With all pictures omitted, return verbatim the lines from the beginning of the records below through the line containing "rectangle (1365, 663);".

"""

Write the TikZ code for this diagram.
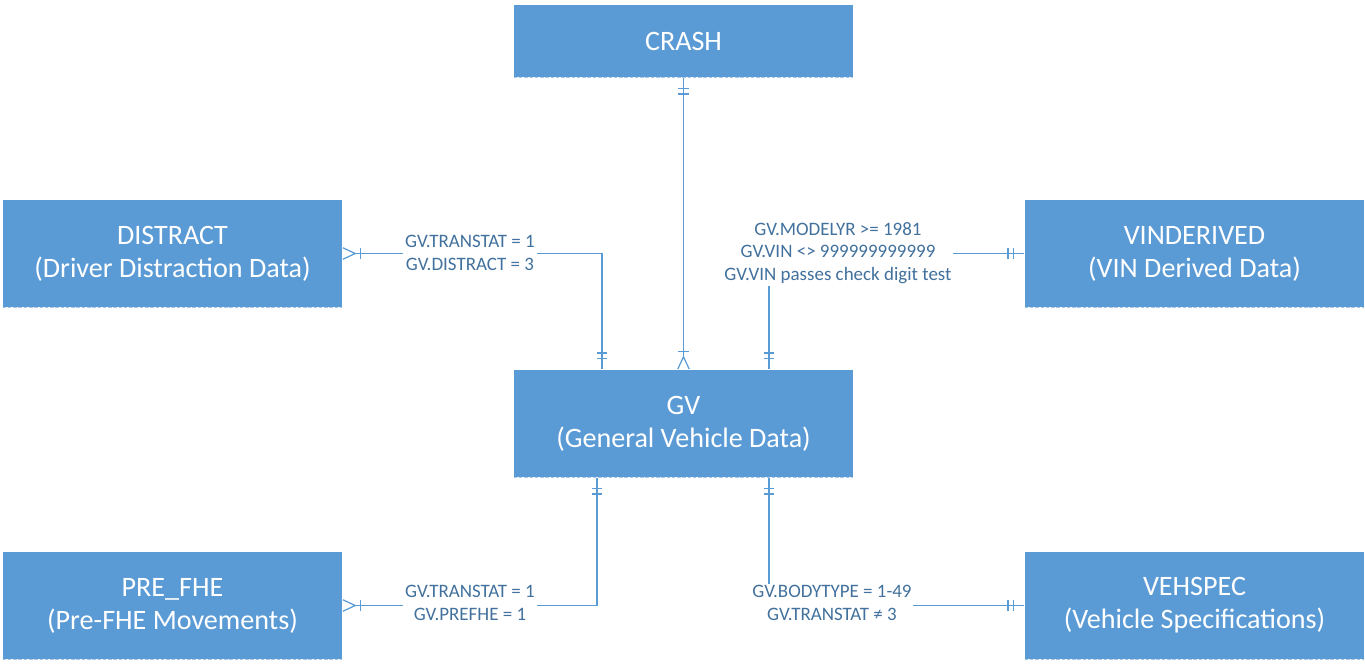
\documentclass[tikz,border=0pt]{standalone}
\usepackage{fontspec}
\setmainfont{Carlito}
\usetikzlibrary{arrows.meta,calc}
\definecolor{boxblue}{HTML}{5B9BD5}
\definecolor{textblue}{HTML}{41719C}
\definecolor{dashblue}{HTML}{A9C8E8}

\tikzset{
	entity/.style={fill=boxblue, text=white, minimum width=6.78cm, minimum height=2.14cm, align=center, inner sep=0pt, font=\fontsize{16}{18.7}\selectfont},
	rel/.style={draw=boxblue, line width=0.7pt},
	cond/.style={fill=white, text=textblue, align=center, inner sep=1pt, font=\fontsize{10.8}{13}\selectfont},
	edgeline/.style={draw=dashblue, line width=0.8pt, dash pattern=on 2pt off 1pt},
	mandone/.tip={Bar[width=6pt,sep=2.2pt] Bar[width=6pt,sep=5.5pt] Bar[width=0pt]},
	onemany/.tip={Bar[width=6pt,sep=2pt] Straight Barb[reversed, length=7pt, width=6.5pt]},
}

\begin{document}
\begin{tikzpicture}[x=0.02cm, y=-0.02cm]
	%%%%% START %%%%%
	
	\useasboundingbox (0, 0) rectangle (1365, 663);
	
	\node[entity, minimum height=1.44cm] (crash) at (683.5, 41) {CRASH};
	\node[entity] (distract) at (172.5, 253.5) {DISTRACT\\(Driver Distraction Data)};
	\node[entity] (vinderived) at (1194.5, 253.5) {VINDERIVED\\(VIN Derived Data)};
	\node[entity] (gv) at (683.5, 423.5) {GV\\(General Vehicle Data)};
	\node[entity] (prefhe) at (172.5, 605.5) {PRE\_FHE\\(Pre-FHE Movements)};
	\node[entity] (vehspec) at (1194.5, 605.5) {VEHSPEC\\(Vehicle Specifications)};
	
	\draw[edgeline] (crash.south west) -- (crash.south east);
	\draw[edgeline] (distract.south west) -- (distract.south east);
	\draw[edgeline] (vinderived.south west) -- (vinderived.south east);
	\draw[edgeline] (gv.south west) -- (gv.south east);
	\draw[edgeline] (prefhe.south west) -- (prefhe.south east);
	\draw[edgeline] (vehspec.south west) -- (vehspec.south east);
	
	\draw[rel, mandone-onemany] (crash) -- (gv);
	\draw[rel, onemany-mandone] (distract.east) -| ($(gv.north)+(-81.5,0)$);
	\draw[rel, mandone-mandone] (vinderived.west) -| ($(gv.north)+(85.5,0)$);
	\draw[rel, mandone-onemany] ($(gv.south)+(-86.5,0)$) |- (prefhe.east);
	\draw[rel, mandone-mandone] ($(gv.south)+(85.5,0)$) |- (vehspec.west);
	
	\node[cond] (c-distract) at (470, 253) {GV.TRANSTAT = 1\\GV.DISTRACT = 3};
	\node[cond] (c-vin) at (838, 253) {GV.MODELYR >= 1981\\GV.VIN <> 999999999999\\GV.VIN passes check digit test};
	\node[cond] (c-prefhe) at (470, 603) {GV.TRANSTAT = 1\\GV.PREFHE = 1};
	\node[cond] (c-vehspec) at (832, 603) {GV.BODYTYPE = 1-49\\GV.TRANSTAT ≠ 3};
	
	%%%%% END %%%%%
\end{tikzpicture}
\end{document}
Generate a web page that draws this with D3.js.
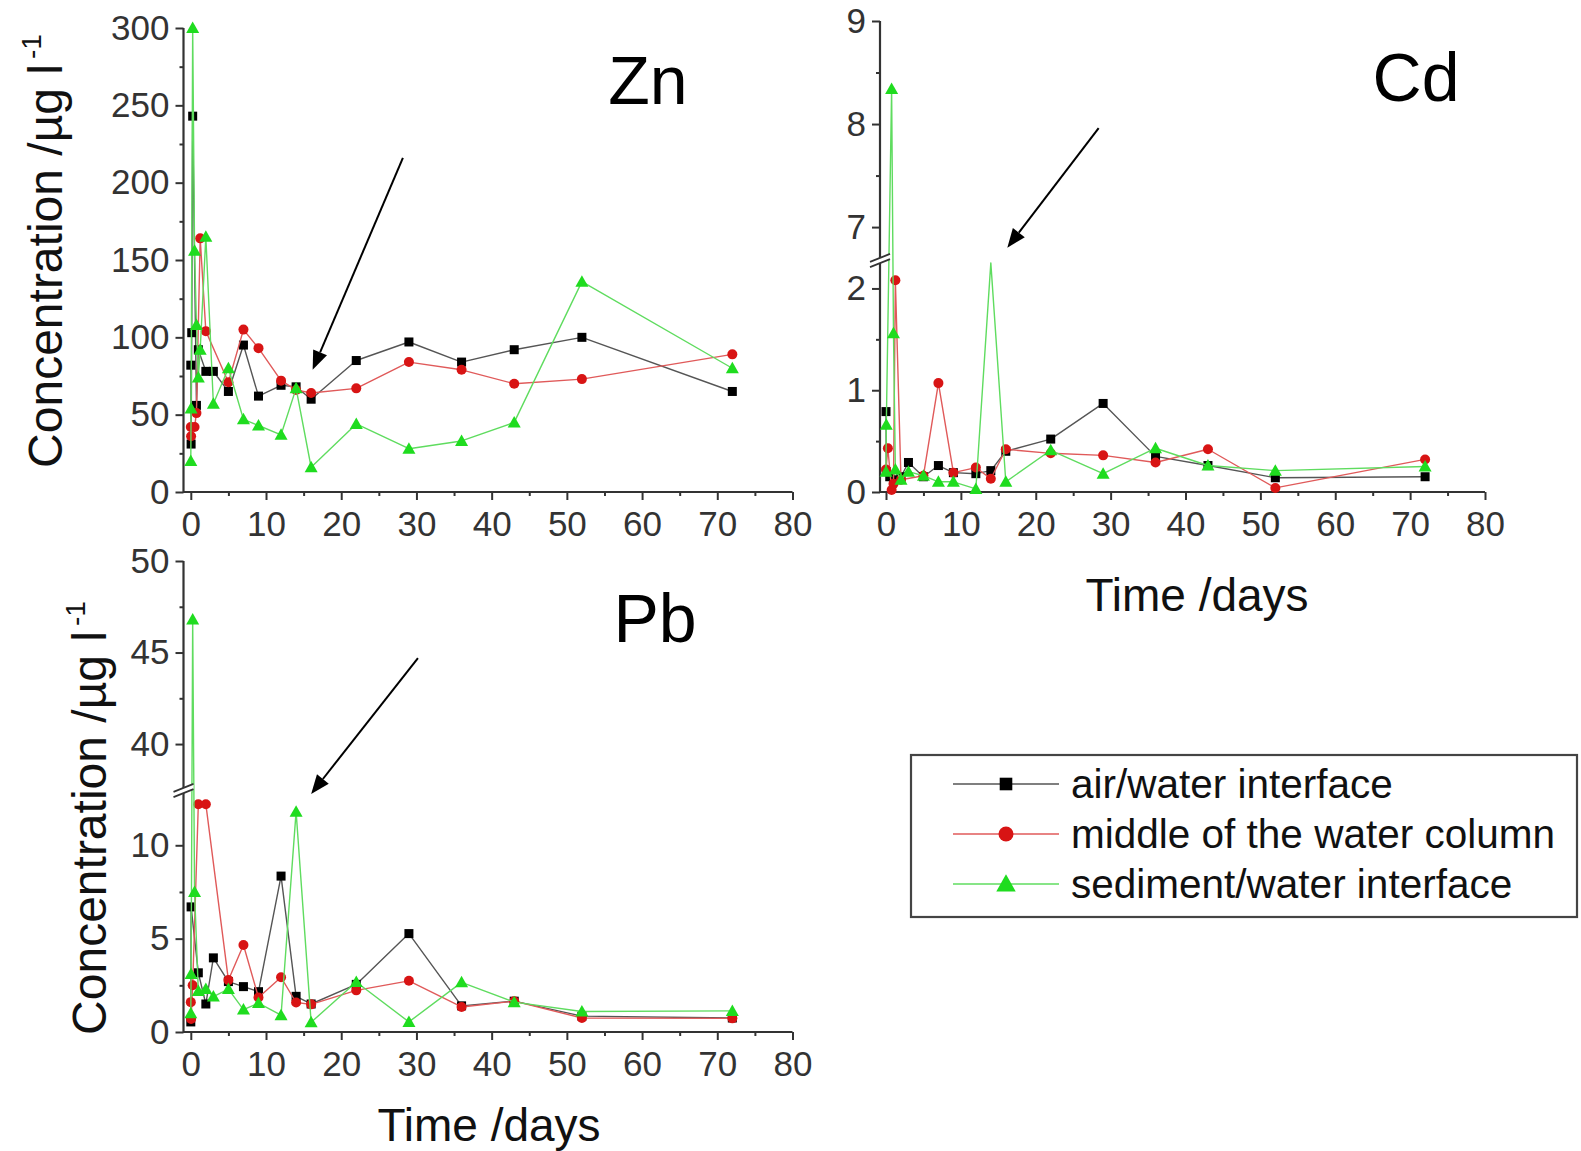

"""

• Answer
Write the TikZ code for this diagram.
\documentclass[tikz,border=0pt]{standalone}
\usepackage{fontspec}
\setmainfont{Carlito}
\usetikzlibrary{arrows.meta,calc}
\definecolor{boxblue}{HTML}{5B9BD5}
\definecolor{textblue}{HTML}{41719C}
\definecolor{dashblue}{HTML}{A9C8E8}

\tikzset{
	entity/.style={fill=boxblue, text=white, minimum width=6.78cm, minimum height=2.14cm, align=center, inner sep=0pt, font=\fontsize{16}{18.7}\selectfont},
	rel/.style={draw=boxblue, line width=0.7pt},
	cond/.style={fill=white, text=textblue, align=center, inner sep=1pt, font=\fontsize{10.8}{13}\selectfont},
	edgeline/.style={draw=dashblue, line width=0.8pt, dash pattern=on 2pt off 1pt},
	mandone/.tip={Bar[width=6pt,sep=2.2pt] Bar[width=6pt,sep=5.5pt] Bar[width=0pt]},
	onemany/.tip={Bar[width=6pt,sep=2pt] Straight Barb[reversed, length=7pt, width=6.5pt]},
}

\begin{document}
\begin{tikzpicture}[x=0.02cm, y=-0.02cm]
	%%%%% START %%%%%
	
	\useasboundingbox (0, 0) rectangle (1365, 663);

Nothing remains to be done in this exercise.